NAPLES, Fla. — UPDATE :
As of this morning The Collier County Museum Facilities Maintenance has made a temporary repair to the pillars. At this time the museum is working to permanently repair the pillars.
Markers for the unknown, along the intersection of Pine Ridge Road and Goodlette-Frank Road in Naples, stand stone pillars for African Americans who resided in Collier County in the 1920s and early 40s. These pillars known as “Plot N” were part of Rosemary Cemetery just one block away. However, due to segregation, and development, the alleged 7 adults and 1 child rest here, along this busy street.
Fred Saunders of Naples did some research finding out who might be buried underneath.
“ I stumbled across this story researching the railroads that used to run down here. The legend was that these were railroad workers that were buried alongside the railroad that now Goodlette-Frank Road. 80, 90, 100 years later it’s just a grass strip with four poles sitting there” said Fred Saunders.
Upset by the damage and lack of care of this sight Saunders says he wants answers.
“But what we do know is there there are pioneers that have been there for almost 100 years, and there is nothing but 4 concrete poles, 2 of them are dilapidated and laying in the bushes now,” said Saunders.
We reached out to Collier County museums for those answers, providing a place map of graves along us 41, they tell us, they are aware of the history that lies beneath.
“ Towards the end of May our staff went to check on Rosemary Cemetery, and drove around the corner and saw that those markers had been damaged, hit by a car a piece of lawn equipment or something,” said Amanda Townsend, Director of Collier County Museums.
Townsend says they have sent staff out to try and repair the damage.
“And what happened is when they went to straighten them, they weren’t just bent over but they were in fact broken off.
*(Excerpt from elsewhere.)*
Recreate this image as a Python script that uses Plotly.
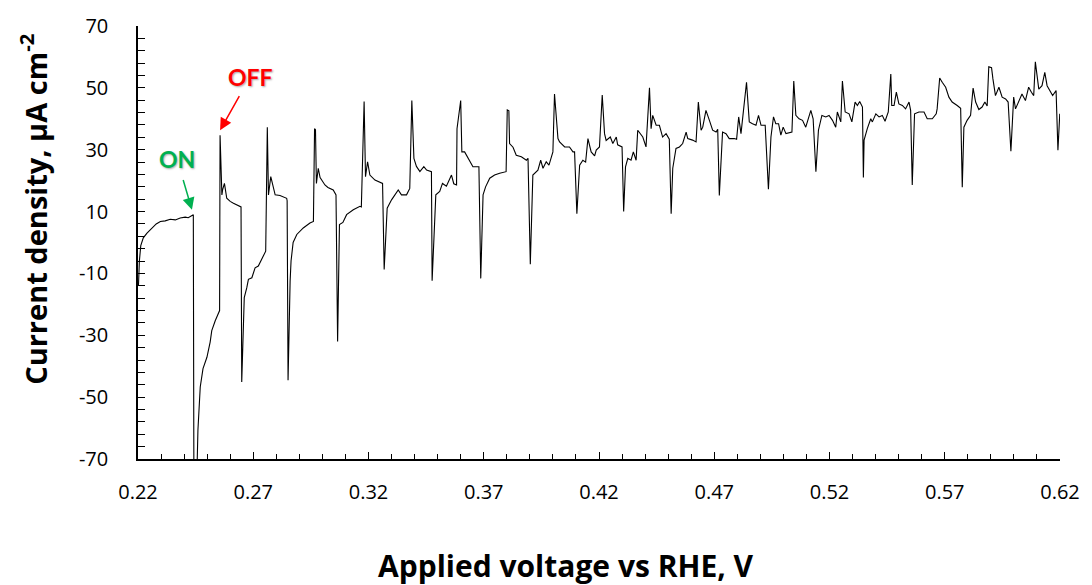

So they staff laid them to the side until we can figure out the best way to repair them” said Townsend.
Townsend says at this time the land is privately owned and The Collier County Museum is working to gain ownership, but Saunders says, that's not enough, he wants pillars repaired and recognized properly.
“We need to mark this off, this need to be documented, researched, and if we can find out who is there let’s do that, but if nothing else let’s respect them from here on out,” said Fred Saunders.